The above pattern of making the Sujani product had almost become extinct till it was revived in 1988 at the initiative of Nirmal Devi of the Mahila Vikas Sahyog Samiti (MVSS), an autonomous society, located in the village of Bhusra near Muzaffarpur. Now, there are about 600 women of 22 villages around Bhusra who actively pursue this craft work.

==Product details==
The quilt that is made with this embroidery work represents the feelings of agony and ambitions of women in a man's world. She is making the craft work in the form of specific motifs embroidered on both sides of the product. On one face of the fabric the motifs express the women's anguish to the form of the violent behavior of drunk men towards his wife, act of giving dowry seeking a groom during the marriage, village men gathered at a village meeting place, and women covered with a veil. The other face of the product depicts a woman's ambition of earning a living by selling her product in a marketplace or a woman lecturing in an assembly of people, a woman holding court and showing her prowess.

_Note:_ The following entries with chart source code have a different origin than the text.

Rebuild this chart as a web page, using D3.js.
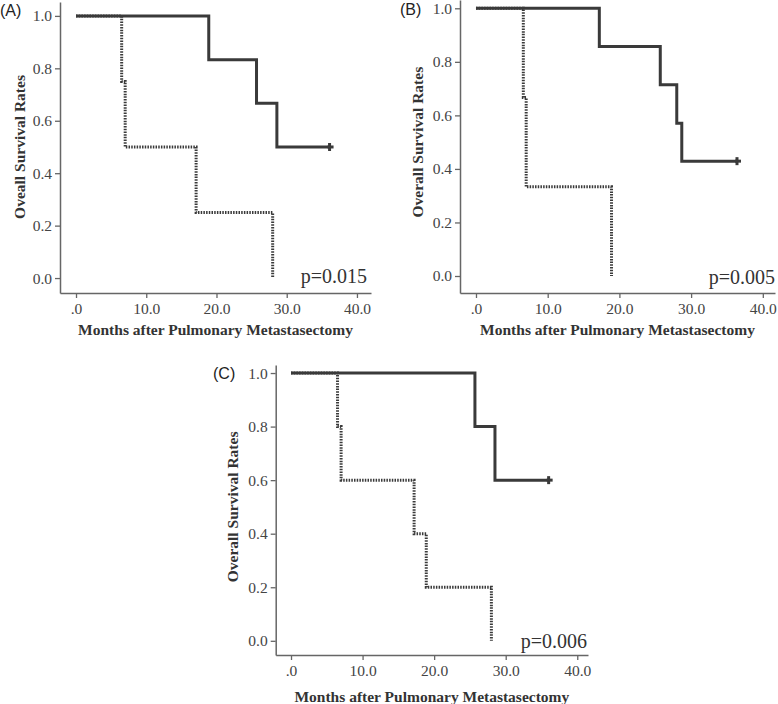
<!DOCTYPE html>
<html>
<head>
<meta charset="utf-8">
<script src="https://cdn.jsdelivr.net/npm/d3@7"></script>
<style>
  html, body { margin: 0; padding: 0; background: #fff; }
  svg { display: block; }
</style>
</head>
<body>
<svg id="chart" width="778" height="704"></svg>
<script>
// ---------------- DATA ----------------
const panelLabels = ["(A)", "(B)", "(C)"];
const yTitles = ["Oveall Survival Rates", "Overall Survival Rates", "Overall Survival Rates"];
const xTitle = "Months after Pulmonary Metastasectomy";
const pValues = ["p=0.015", "p=0.005", "p=0.006"];

const xTickValues = [0, 10, 20, 30, 40];
const xTickLabels = [".0", "10.0", "20.0", "30.0", "40.0"];
const yTickValues = [0, 0.2, 0.4, 0.6, 0.8, 1.0];
const yTickLabels = ["0.0", "0.2", "0.4", "0.6", "0.8", "1.0"];

// Panel A
const aSolidTimes = [0, 18.9, 25.7, 28.6];
const aSolidSurv  = [1.0, 0.833, 0.667, 0.5];
const aSolidCensor = 36.1;
const aDotTimes = [0, 6.5, 7.0, 17.1, 28.0];
const aDotSurv  = [1.0, 0.75, 0.5, 0.25, 0.0];

// Panel B
const bSolidTimes = [0, 17.2, 25.7, 28.0, 28.7];
const bSolidSurv  = [1.0, 0.857, 0.714, 0.571, 0.429];
const bSolidCensor = 36.4;
const bDotTimes = [0, 6.6, 7.0, 18.9];
const bDotSurv  = [1.0, 0.667, 0.333, 0.0];

// Panel C
const cSolidTimes = [0, 25.7, 28.5];
const cSolidSurv  = [1.0, 0.8, 0.6];
const cSolidCensor = 36.0;
const cDotTimes = [0, 6.5, 7.0, 17.2, 18.9, 28.0];
const cDotSurv  = [1.0, 0.8, 0.6, 0.4, 0.2, 0.0];

// ---------------- LAYOUT ----------------
const layouts = [
  { xDom: [-2.28, 42.0], xRange: [60, 371], yDom: [-0.057, 1.053], yRange: [293, 2],
    label: [0, 16], yTitleX: 25, xTitleY: 335, pos: [367, 283] },
  { xDom: [-2.23, 41.7], xRange: [460, 775], yDom: [-0.0635, 1.031], yRange: [293, 0],
    label: [400, 15], yTitleX: 423, xTitleY: 335, pos: [775, 284] },
  { xDom: [-2.14, 41.5], xRange: [275.7, 588], yDom: [-0.053, 1.03], yRange: [655, 365],
    label: [213, 379], yTitleX: 238, xTitleY: 702, pos: [587, 648] }
];

const series = [
  { solid: [aSolidTimes, aSolidSurv, aSolidCensor], dot: [aDotTimes, aDotSurv] },
  { solid: [bSolidTimes, bSolidSurv, bSolidCensor], dot: [bDotTimes, bDotSurv] },
  { solid: [cSolidTimes, cSolidSurv, cSolidCensor], dot: [cDotTimes, cDotSurv] }
];

const svg = d3.select("#chart");
const serif = "'Liberation Serif', 'Times New Roman', serif";
const sans = "'Liberation Sans', Arial, sans-serif";

layouts.forEach((L, i) => {
  const g = svg.append("g");
  const x = d3.scaleLinear().domain(L.xDom).range(L.xRange);
  const y = d3.scaleLinear().domain(L.yDom).range(L.yRange);

  // axes
  const xAxis = d3.axisBottom(x).tickValues(xTickValues)
    .tickFormat((d, k) => xTickLabels[k]).tickSize(5).tickSizeOuter(0).tickPadding(5);
  const yAxis = d3.axisLeft(y).tickValues(yTickValues)
    .tickFormat((d, k) => yTickLabels[k]).tickSize(5).tickSizeOuter(0).tickPadding(3);

  const gx = g.append("g").attr("transform", `translate(0,${L.yRange[0]})`).call(xAxis);
  const gy = g.append("g").attr("transform", `translate(${L.xRange[0]},0)`).call(yAxis);
  [gx, gy].forEach(a => {
    a.select(".domain").attr("stroke", "#666").attr("stroke-width", 1.5);
    a.selectAll(".tick line").attr("stroke", "#666").attr("stroke-width", 1.3);
    a.selectAll(".tick text").attr("fill", "#444").style("font-family", serif).style("font-size", "15.5px");
  });

  // step lines
  const line = d3.line().x(d => x(d[0])).y(d => y(d[1])).curve(d3.curveStepAfter);
  const s = series[i];
  const solidPts = s.solid[0].map((t, k) => [t, s.solid[1][k]]);
  solidPts.push([s.solid[2], s.solid[1][s.solid[1].length - 1]]);
  const dotPts = s.dot[0].map((t, k) => [t, s.dot[1][k]]);

  g.append("path").datum(solidPts).attr("d", line)
    .attr("fill", "none").attr("stroke", "#3a3a3a").attr("stroke-width", 3);
  // censor mark
  const cx = x(s.solid[2]), cy = y(s.solid[1][s.solid[1].length - 1]);
  g.append("line").attr("x1", cx).attr("x2", cx).attr("y1", cy - 4).attr("y2", cy + 4)
    .attr("stroke", "#3a3a3a").attr("stroke-width", 3);
  g.append("line").attr("x1", cx - 2).attr("x2", cx + 4).attr("y1", cy).attr("y2", cy)
    .attr("stroke", "#3a3a3a").attr("stroke-width", 3);

  g.append("path").datum(dotPts).attr("d", line)
    .attr("fill", "none").attr("stroke", "#3a3a3a").attr("stroke-width", 3)
    .attr("stroke-dasharray", "1.5,1.2");

  // texts
  g.append("text").attr("x", L.label[0]).attr("y", L.label[1])
    .style("font-family", sans).style("font-size", "16px").attr("fill", "#222")
    .text(panelLabels[i]);

  g.append("text")
    .attr("transform", `translate(${L.yTitleX},${(y(0) + y(1)) / 2}) rotate(-90)`)
    .attr("text-anchor", "middle")
    .style("font-family", serif).style("font-size", "15.5px").style("font-weight", "bold")
    .attr("fill", "#333").text(yTitles[i]);

  g.append("text").attr("x", (L.xRange[0] + L.xRange[1]) / 2).attr("y", L.xTitleY)
    .attr("text-anchor", "middle")
    .style("font-family", serif).style("font-size", "15.5px").style("font-weight", "bold")
    .attr("fill", "#333").text(xTitle);

  g.append("text").attr("x", L.pos[0]).attr("y", L.pos[1])
    .attr("text-anchor", "end")
    .style("font-family", serif).style("font-size", "20px")
    .attr("fill", "#333").text(pValues[i]);
});
</script>
</body>
</html>
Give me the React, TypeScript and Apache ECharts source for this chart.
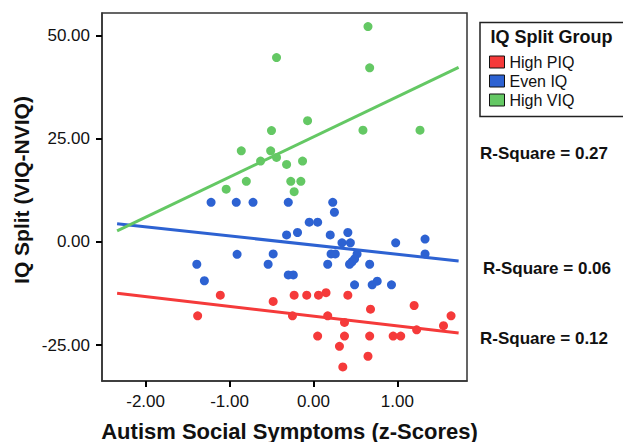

The materials used in making this product now are expensive pieces of cotton such as "Salita" or a cheaper variety of white or coloured marking, Tussar silk, casement cloth, and embroidery threads such as moon thread or rangoli or anchor thread. The motifs are designed by the women sewing the quilt, usually of their choice. The embroidery is done as a fine running stitch with the thread of the same colour as the background cloth. For the main outline of the proposed pattern, chain stitch using black, brown and red thread is used.

The products made now are as quilts or bed sheets. They have designs of rural scenes, episodes of Hindu epics, current social themes such as
female infanticide, violence during elections, women's education, and domestic abuse. Also, notable designs seen are of health aspects, about the environment and expression of women's rights.